Last Friday, the Government filed a petition for extraordinary relief and request to stay proceedings at CAAF arising from the capital case of United States v. Parker. The petition for extraordinary relief is available here. The motion to stay proceedings is available here.
In June 2007, NMCCA ordered a DuBay hearing concerning Parker’s IQ to see whether he was affected by the Supremes’ Atkins ruling. That DuBay hearing was completed in October 2009. According to Code 46’s petition for extraordinary relief:
On or around May 25, 2010, the Government and Defense were notified, by the lower court, that the lower court had been emailed two documents by the DuBay Judge Col Dunn, one of which revealed that he had engaged in ex parte communications with Government expert, Dr. Roger Moore. [The Government] immediately filed a Motion to Reopen the DuBay Hearing with the court, arguing that the proper remedy was to require the DuBay judge, Colonel Dunn, to place on the record his communications with the Government expert, provide Appellant the opportunity to voir dire the DuBay Judge, and allow Appellant the chance to present evidence on the question.
. . . .
On August 31, 2010, the DuBay Record was docketed at the lower court, and the same day the lower court summarily denied Petitioner’s motion to reopen the DuBay. . . . Instead, the lower court ordered that the Judge Advocate General remand to an appropriate convening authority for the appointment of a new DuBay hearing officer to determine “the nature and extent of the personal contact between Judge Dunn and the Government expert in this case, Dr. Roger Moore, outside the presence of the parties during the period April 2010 to August 2010.” . . . The lower court ordered that the new DuBay Hearing be conducted by September 30, 2010, and that the Record of the new DuBay hearing be delivered to the lower court by October 15, 2010.
A copy of NMCCA’s 31 August 201 order is available here.
The Government moved to reconsider and to stay or toll the deadlines that NMCCA had established. NMCCA denied the Government’s motion to reconsider in this order.

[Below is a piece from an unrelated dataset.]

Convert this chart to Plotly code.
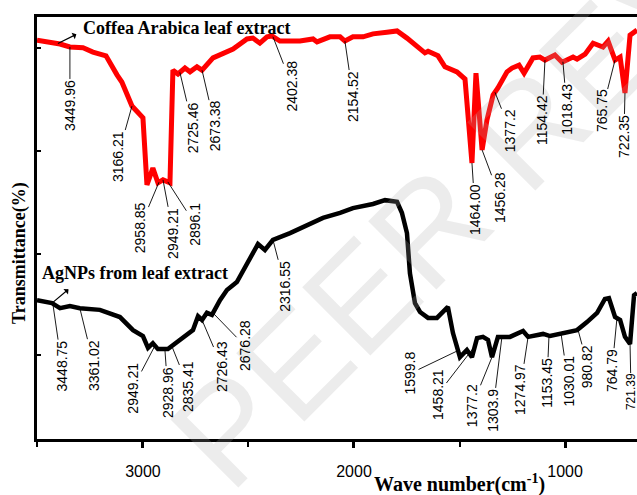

In its petition for extraordinary relief filed at CAAF, the Government requested
orders that: direct the lower court to re-open the DuBay hearing with the original DuBay Judge in-place to allow for voir dire or, absent that, direct the lower court to issue Findings of Law on the issues raised in the [Government’s] Motion for En Banc Reconsideration, which the Government believes could endanger the integrity of the DuBay proceedings below.
Here’s the heart of the Government’s argument:
To preserve the integrity of a three-year-old DuBay hearing, the proper remedy for ex parte communications is to (1)
re-open the DuBay hearing with the original DuBay judge inplace, (2) permit voir dire of the judge, (3) permit cross-examination of Dr. Moore, and (4) to permit the original judge to amend his Findings if necessary, particularly regarding credibility. The lower court’s order, making Judge Dunn a witness and not ordering cross-examination of Dr. Moore, risks obviating the possibility that Judge Dunn can reprise his role as Judge in order to amend his Findings, and avoids addressing the cross-examination issues regarding Dr. Moore. The lower court’s ruling grossly failed in addressing the merits of the legal issues underlying these concerns and the lower court should be directed to respond to these issues before this case proceeds, at risk of delaying these critical issues even further, and at risk of dooming Appellant and Petitioner to undergo an entirely new DuBay hearing on the underlying mental health issues.
The Panel’s order, and lower Court’s endorsement on September 30th, not only requires that Judge Dunn disqualify himself from further action in this case, but, should new issues arise during the Panel 2-directed DuBay proceeding, Judge Dunn will find himself unable to be voir-dired as to those issues, and unable to amend his original Findings of Fact and Conclusions of Law. Finally, the new DuBay judge arguably cannot amend the findings, because that is outside the scope of Panel 2’s mandate, because judicial deliberative testimony is prohibited, and because he did not hear the witness and assess his credibility. The result of this new DuBay risks, it seems, a later order to conduct an entirely new DuBay hearing on the underlying issues in accord with this Court’s original order of June 28, 2007.